Este comportamento pode ser explicado por um misto de desconfiança na tecnologia e viés cognitivo, onde o médico acredita que sua experiência supera a precisão algorítmica. Esta relutância pode atrasar a adoção de sistemas autónomos, mesmo quando demonstram desempenho superior. Os dados deste estudo trazem implicações clínicas profundas. A adoção de um modelo autónomo para diagnóstico óptico poderia permitir a redução da necessidade de análise histológica para pólipos diminutos, gerando economia substancial e otimizando os recursos em programas de rastreio do cancro colorretal.

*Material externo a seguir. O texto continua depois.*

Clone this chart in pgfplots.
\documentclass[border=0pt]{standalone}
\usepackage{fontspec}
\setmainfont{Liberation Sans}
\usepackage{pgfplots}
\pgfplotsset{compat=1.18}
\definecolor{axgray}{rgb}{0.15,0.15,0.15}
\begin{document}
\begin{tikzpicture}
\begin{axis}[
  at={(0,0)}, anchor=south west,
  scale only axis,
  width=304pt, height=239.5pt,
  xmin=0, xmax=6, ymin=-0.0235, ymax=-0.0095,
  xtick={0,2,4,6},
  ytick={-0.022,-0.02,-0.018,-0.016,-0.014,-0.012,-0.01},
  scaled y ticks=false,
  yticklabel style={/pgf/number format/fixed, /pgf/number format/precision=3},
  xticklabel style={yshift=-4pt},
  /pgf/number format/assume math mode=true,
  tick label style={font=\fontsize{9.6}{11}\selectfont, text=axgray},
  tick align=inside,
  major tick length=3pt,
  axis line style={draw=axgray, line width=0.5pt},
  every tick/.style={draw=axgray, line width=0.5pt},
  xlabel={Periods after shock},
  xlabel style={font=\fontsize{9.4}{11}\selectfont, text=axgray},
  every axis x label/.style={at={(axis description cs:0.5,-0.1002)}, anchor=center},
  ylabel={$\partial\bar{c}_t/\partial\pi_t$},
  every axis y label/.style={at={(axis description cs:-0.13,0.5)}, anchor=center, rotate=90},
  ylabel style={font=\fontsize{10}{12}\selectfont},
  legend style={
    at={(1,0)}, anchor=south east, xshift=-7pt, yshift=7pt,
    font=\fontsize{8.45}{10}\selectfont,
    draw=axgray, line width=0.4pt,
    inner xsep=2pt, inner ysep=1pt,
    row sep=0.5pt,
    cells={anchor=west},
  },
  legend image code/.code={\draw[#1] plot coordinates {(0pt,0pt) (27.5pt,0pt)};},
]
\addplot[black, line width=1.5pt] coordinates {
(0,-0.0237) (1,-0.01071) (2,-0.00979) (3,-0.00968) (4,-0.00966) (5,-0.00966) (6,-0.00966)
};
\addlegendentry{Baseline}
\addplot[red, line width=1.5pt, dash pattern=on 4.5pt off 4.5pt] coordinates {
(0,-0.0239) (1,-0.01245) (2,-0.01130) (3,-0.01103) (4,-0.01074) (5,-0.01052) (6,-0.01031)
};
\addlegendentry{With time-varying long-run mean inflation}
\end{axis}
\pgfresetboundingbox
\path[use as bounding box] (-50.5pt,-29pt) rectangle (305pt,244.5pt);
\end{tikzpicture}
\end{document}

Em acréscimo, poderia proporcionar uma maior padronização na atribuição de intervalos de vigilância, minimizando erros induzidos pela subjetividade médica e eliminando a variabilidade interobservador, garantindo que a interpretação das imagens endoscópicas se baseie em critérios homogêneos. Contudo, desafios éticos e legais permanecem. A substituição do endoscopista na decisão diagnóstica pode enfrentar resistência institucional, especialmente em sistemas onde a responsabilização jurídica ainda é um entrave à adoção de modelos puramente algorítmicos. Ainda, a atual incapacidade dos modelos de IA para diagnosticar lesões serrilhadas demonstra que, pelo menos por enquanto, a supervisão humana ainda é um componente essencial.

As conclusões deste ensaio clínico randomizado sugerem que a IA autónoma é uma ferramenta poderosa para o diagnóstico óptico de pólipos colorretais, atingindo níveis de precisão comparáveis ou superiores à abordagem híbrida. No entanto, a resistência dos médicos à adoção de diagnósticos exclusivamente algorítmicos pode exigir um modelo híbrido de transição, no qual a IA e o especialista atuem em conjunto, mas com diretrizes mais rígidas para minimizar interferências que possam comprometer a eficácia do diagnóstico. O futuro da endoscopia reside, provavelmente, num equilíbrio entre autonomia algorítmica e supervisão médica seletiva.

1 Djinbachian, J., et al. (2024). Autonomous Artificial Intelligence vs Artificial Intelligence-Assisted Human Optical Diagnosis of Colorectal Polyps: A Randomized Controlled Trial. Gastroenterology, 167, 392.